* Dataset content:
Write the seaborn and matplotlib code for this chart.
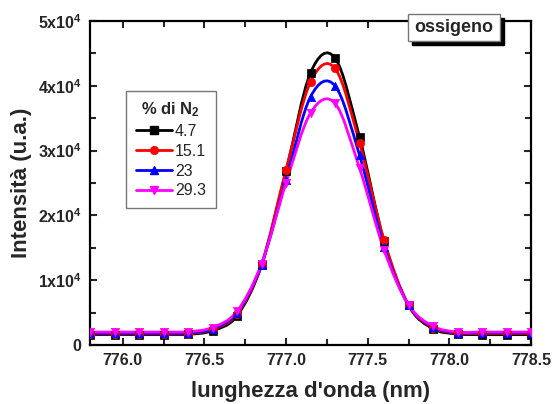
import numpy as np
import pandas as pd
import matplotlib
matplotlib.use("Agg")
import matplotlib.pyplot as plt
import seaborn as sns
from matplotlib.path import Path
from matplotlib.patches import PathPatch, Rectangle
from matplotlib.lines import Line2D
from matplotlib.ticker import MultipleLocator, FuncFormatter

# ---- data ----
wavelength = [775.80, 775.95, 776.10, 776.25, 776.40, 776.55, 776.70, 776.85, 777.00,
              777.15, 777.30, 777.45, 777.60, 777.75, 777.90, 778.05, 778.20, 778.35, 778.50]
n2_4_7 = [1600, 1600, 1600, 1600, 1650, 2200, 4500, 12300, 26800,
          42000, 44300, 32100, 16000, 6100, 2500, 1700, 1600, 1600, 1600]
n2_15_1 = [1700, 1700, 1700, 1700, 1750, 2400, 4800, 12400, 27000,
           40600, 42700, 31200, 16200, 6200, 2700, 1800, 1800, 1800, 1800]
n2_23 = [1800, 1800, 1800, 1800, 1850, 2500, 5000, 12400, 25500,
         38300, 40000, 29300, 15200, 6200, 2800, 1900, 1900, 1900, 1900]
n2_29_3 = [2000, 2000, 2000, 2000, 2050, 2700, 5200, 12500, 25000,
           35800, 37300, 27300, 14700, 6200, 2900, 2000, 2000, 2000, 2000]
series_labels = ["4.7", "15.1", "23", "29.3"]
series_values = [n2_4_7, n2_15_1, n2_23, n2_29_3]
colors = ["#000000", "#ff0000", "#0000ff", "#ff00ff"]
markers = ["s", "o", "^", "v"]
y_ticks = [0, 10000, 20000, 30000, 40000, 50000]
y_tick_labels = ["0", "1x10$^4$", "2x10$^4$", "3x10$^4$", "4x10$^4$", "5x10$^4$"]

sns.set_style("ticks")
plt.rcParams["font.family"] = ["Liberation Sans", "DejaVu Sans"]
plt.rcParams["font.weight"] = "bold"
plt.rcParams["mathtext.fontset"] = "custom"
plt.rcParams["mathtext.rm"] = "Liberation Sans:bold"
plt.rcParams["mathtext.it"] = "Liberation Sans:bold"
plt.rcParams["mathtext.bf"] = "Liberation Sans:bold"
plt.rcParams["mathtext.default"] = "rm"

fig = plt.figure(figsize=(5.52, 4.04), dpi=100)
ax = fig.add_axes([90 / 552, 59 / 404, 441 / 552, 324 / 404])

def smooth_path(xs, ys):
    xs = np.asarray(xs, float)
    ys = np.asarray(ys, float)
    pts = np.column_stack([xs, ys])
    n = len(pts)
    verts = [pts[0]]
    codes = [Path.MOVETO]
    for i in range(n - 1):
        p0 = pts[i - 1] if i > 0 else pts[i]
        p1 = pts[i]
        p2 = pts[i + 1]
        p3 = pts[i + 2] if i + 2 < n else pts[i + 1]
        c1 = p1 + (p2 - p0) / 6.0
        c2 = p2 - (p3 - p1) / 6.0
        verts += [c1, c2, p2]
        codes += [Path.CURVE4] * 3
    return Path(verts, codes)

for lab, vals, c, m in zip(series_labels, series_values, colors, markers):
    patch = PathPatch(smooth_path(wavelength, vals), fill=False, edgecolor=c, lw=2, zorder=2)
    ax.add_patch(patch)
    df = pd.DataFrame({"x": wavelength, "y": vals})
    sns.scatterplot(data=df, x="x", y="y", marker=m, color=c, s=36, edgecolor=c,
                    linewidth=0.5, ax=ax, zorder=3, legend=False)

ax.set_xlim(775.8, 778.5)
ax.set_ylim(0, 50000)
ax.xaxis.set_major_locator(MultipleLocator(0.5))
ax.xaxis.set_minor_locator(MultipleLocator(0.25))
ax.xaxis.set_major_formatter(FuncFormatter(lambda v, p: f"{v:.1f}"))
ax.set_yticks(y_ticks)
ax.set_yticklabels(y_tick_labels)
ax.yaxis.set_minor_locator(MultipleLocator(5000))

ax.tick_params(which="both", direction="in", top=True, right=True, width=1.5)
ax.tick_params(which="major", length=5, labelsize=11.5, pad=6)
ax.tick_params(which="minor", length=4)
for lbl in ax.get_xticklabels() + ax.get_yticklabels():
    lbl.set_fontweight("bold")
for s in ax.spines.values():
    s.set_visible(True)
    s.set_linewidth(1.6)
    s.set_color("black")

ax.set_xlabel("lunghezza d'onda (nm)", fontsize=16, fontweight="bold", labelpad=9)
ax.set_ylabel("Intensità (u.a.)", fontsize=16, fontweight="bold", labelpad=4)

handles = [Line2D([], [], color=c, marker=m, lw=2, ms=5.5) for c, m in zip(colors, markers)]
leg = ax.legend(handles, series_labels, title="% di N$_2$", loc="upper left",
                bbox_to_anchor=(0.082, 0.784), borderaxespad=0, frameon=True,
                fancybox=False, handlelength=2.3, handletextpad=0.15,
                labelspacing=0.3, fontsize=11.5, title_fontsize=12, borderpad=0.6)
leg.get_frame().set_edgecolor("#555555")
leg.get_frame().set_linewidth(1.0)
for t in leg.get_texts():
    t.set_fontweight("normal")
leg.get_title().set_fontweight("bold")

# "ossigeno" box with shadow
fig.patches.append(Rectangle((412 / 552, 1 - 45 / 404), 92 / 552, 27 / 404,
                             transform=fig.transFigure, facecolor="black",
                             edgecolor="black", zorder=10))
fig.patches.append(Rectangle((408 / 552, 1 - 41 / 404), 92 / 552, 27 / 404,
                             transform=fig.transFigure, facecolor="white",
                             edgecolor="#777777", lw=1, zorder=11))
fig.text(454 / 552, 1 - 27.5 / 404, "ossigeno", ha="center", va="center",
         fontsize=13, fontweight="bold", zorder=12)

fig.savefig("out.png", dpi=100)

* The request:
Without the pictures, please reproduce each line of the listing above exactly, from the first one through the line bearing "from matplotlib.ticker import".

* Exercise output:
Write the seaborn and matplotlib code for this chart.
import numpy as np
import pandas as pd
import matplotlib
matplotlib.use("Agg")
import matplotlib.pyplot as plt
import seaborn as sns
from matplotlib.path import Path
from matplotlib.patches import PathPatch, Rectangle
from matplotlib.lines import Line2D
from matplotlib.ticker import MultipleLocator, FuncFormatter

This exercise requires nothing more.